Extracted records
⟨

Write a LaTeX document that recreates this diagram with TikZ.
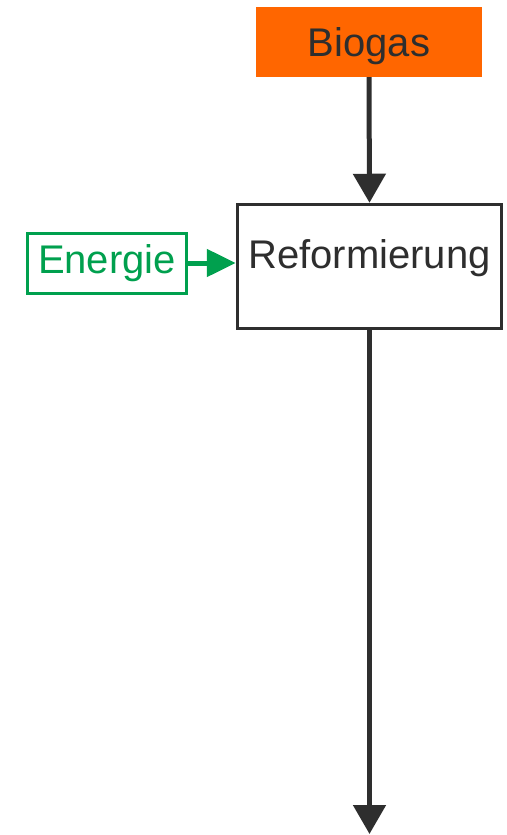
\documentclass[tikz,border=0pt]{standalone}
\usepackage{fontspec}
\setmainfont{Liberation Sans}
\usetikzlibrary{arrows.meta}
\definecolor{dark}{HTML}{2E2E2E}
\definecolor{orng}{HTML}{FF6600}
\definecolor{grn}{HTML}{00A04E}
\tikzset{
  box/.style={rectangle, inner sep=0pt, font=\fontsize{40}{40}\selectfont, text=dark},
  flow/.style={draw=dark, line width=5pt, -{Triangle[width=32pt,length=29pt]}},
  gflow/.style={draw=grn, line width=5pt, -{Triangle[width=27pt,length=29pt]}}
}
\begin{document}
\begin{tikzpicture}[x=1pt,y=-1pt]
\useasboundingbox[fill=white] (0,0) rectangle (506,835);
\node[box, fill=orng, minimum width=226pt, minimum height=70pt, text depth=0pt] (bio) at (369,42) {Biogas};
\node[box, draw=dark, line width=3.5pt, fill=white, minimum width=264pt, minimum height=124pt, text depth=24pt] (ref) at (369.5,266.5) {Reformierung};
\node[box, draw=grn, line width=3pt, text=grn, minimum width=159pt, minimum height=60pt] (en) at (107,263) {Energie};
\coordinate (out) at (369.5,834);
\draw[flow] (bio.south) -- (ref.north);
\draw[gflow] (en.east) -- (en.east -| ref.west);
\draw[flow] (ref.south) -- (out);
\end{tikzpicture}
\end{document}
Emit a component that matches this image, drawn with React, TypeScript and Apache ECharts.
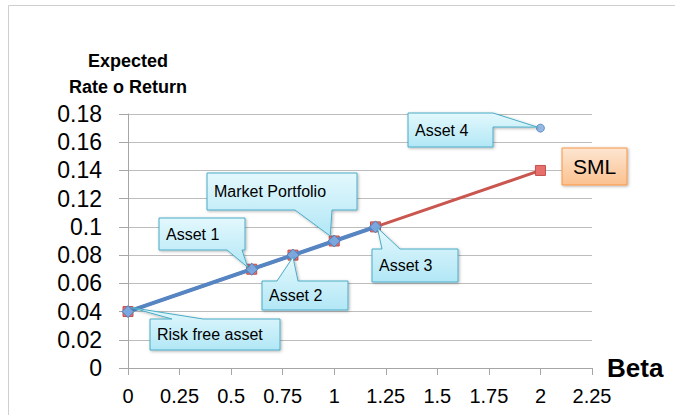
import React, { useEffect, useRef } from "react";
import * as echarts from "echarts";

const smlPoints: [number, number][] = [
  [0, 0.04],
  [0.6, 0.07],
  [0.8, 0.08],
  [1, 0.09],
  [1.2, 0.1],
  [2, 0.14],
];
const assetPoints: [number, number][] = [
  [0, 0.04],
  [0.6, 0.07],
  [0.8, 0.08],
  [1, 0.09],
  [1.2, 0.1],
];
const asset4Point: [number, number][] = [[2, 0.17]];

const calloutLabels = ["Risk free asset", "Asset 1", "Market Portfolio", "Asset 2", "Asset 3", "Asset 4"];
const calloutTargets: [number, number][] = [
  [0, 0.04],
  [0.6, 0.07],
  [1, 0.09],
  [0.8, 0.08],
  [1.2, 0.1],
  [2, 0.17],
];

type Side = "top" | "bottom" | "left" | "right";
interface CalloutLayout {
  box: [number, number, number, number];
  side: Side;
  a1: number;
  a2: number;
  off: [number, number];
}
const calloutLayouts: CalloutLayout[] = [
  { box: [150, 319, 130, 31], side: "top", a1: 22, a2: 53, off: [3, -4] },
  { box: [159, 218, 86, 32], side: "bottom", a1: 68, a2: 83, off: [-4, -2] },
  { box: [207, 173, 150, 37], side: "bottom", a1: 88, a2: 125, off: [-4, -5] },
  { box: [262, 281, 86, 29], side: "top", a1: 15, a2: 36, off: [0, 2] },
  { box: [372, 249, 86, 33], side: "top", a1: 10, a2: 28, off: [2, 1] },
  { box: [408, 113, 85, 34], side: "right", a1: 0, a2: 14, off: [-3, -1] },
];

const FONT = "Liberation Sans, Arial, sans-serif";

function calloutPoints(box: [number, number, number, number], side: Side, a1: number, a2: number, tip: number[]) {
  const [x, y, w, h] = box;
  const TL = [x, y], TR = [x + w, y], BR = [x + w, y + h], BL = [x, y + h];
  if (side === "top") return [TL, [x + a1, y], tip, [x + a2, y], TR, BR, BL];
  if (side === "right") return [TL, TR, [x + w, y + a1], tip, [x + w, y + a2], BR, BL];
  if (side === "bottom") return [TL, TR, BR, [x + a2, y + h], tip, [x + a1, y + h], BL];
  return [TL, TR, BR, BL, [x, y + a2], tip, [x, y + a1]];
}

export default function App() {
  const ref = useRef<HTMLDivElement>(null);
  useEffect(() => {
    if (!ref.current) return;
    const chart = echarts.init(ref.current, undefined, { renderer: "svg" });
    chart.setOption({
      animation: false,
      backgroundColor: "#ffffff",
      grid: { left: 128, right: 83, top: 114, bottom: 47, containLabel: false },
      xAxis: {
        type: "value",
        min: 0,
        max: 2.25,
        interval: 0.25,
        name: "Beta",
        nameLocation: "end",
        nameGap: 15,
        nameTextStyle: { fontFamily: FONT, fontWeight: "bold", fontSize: 26, color: "#000", padding: [0, 0, 6, 0] },
        axisLine: { show: true, lineStyle: { color: "#A6A6A6", width: 1 } },
        axisTick: { show: true, length: 7, lineStyle: { color: "#A6A6A6" } },
        axisLabel: { fontFamily: FONT, fontSize: 20, color: "#000", margin: 18 },
        splitLine: { show: false },
      },
      yAxis: {
        type: "value",
        min: 0,
        max: 0.18,
        interval: 0.02,
        name: "Expected\nRate o Return",
        nameLocation: "end",
        nameGap: 14,
        nameTextStyle: { fontFamily: FONT, fontWeight: "bold", fontSize: 18, lineHeight: 26, color: "#000", align: "center" },
        axisLine: { show: true, lineStyle: { color: "#A6A6A6", width: 1 } },
        axisTick: { show: true, length: 9, lineStyle: { color: "#A6A6A6" } },
        axisLabel: { fontFamily: FONT, fontSize: 23, color: "#000", margin: 26 },
        splitLine: { show: true, lineStyle: { color: "#BDBDBD", width: 1 } },
      },
      series: [
        {
          name: "SML",
          type: "line",
          data: smlPoints,
          symbol: "rect",
          symbolSize: 10,
          lineStyle: { color: "#C9564F", width: 3 },
          itemStyle: { color: "#E8706C", borderColor: "#C0504D", borderWidth: 1 },
          z: 2,
        },
        {
          name: "Assets",
          type: "line",
          data: assetPoints,
          symbol: "diamond",
          symbolSize: 12,
          lineStyle: { color: "#5585C2", width: 4 },
          itemStyle: { color: "#7BA7DE", borderColor: "#4F81BD", borderWidth: 1 },
          z: 3,
        },
        {
          name: "Asset 4",
          type: "scatter",
          data: asset4Point,
          symbol: "circle",
          symbolSize: 8,
          itemStyle: { color: "#7BA7DE", borderColor: "#4F81BD", borderWidth: 1 },
          z: 4,
        },
      ],
    });

    const blueFill = new echarts.graphic.LinearGradient(0, 0, 0, 1, [
      { offset: 0, color: "#E3F8FD" },
      { offset: 1, color: "#B2E7F6" },
    ]);
    const graphics: any[] = [
      {
        type: "rect",
        shape: { x: 8.5, y: 5.5, width: 700, height: 500 },
        style: { fill: "none", stroke: "#CFCFCF", lineWidth: 1 },
        silent: true,
        z: 0,
      },
    ];
    calloutLabels.forEach((label, i) => {
      const lay = calloutLayouts[i];
      const p = chart.convertToPixel({ gridIndex: 0 }, calloutTargets[i]) as number[];
      const tip = [p[0] + lay.off[0], p[1] + lay.off[1]];
      const pts = calloutPoints(lay.box, lay.side, lay.a1, lay.a2, tip);
      graphics.push({
        type: "polygon",
        shape: { points: pts },
        style: {
          fill: blueFill,
          stroke: "#4BACC6",
          lineWidth: 1,
          shadowBlur: 3,
          shadowOffsetX: 1,
          shadowOffsetY: 1,
          shadowColor: "rgba(0,0,0,0.3)",
        },
        z: 10,
      });
      graphics.push({
        type: "text",
        x: lay.box[0] + 7,
        y: lay.box[1] + lay.box[3] / 2,
        style: {
          text: label,
          fontFamily: FONT,
          fontSize: 16,
          fill: "#000",
          verticalAlign: "middle",
          align: "left",
        },
        z: 11,
      });
    });
    graphics.push({
      type: "rect",
      shape: { x: 562, y: 148, width: 65, height: 37 },
      style: {
        fill: new echarts.graphic.LinearGradient(0, 0, 0, 1, [
          { offset: 0, color: "#FDE6D2" },
          { offset: 1, color: "#FBC18F" },
        ]),
        stroke: "#F79646",
        lineWidth: 1,
        shadowBlur: 3,
        shadowOffsetX: 1,
        shadowOffsetY: 1,
        shadowColor: "rgba(0,0,0,0.3)",
      },
      z: 10,
    });
    graphics.push({
      type: "text",
      x: 594.5,
      y: 166.5,
      style: { text: "SML", fontFamily: FONT, fontSize: 21, fill: "#000", align: "center", verticalAlign: "middle" },
      z: 11,
    });
    chart.setOption({ graphic: graphics });

    return () => chart.dispose();
  }, []);
  return <div ref={ref} style={{ position: "fixed", left: 0, top: 0, width: 675, height: 415 }} />;
}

⟩

### Instruction:
Filter the entries above down to the lines containing the word "React".

### Response:
Emit a component that matches this image, drawn with React, TypeScript and Apache ECharts.
import React, { useEffect, useRef } from "react";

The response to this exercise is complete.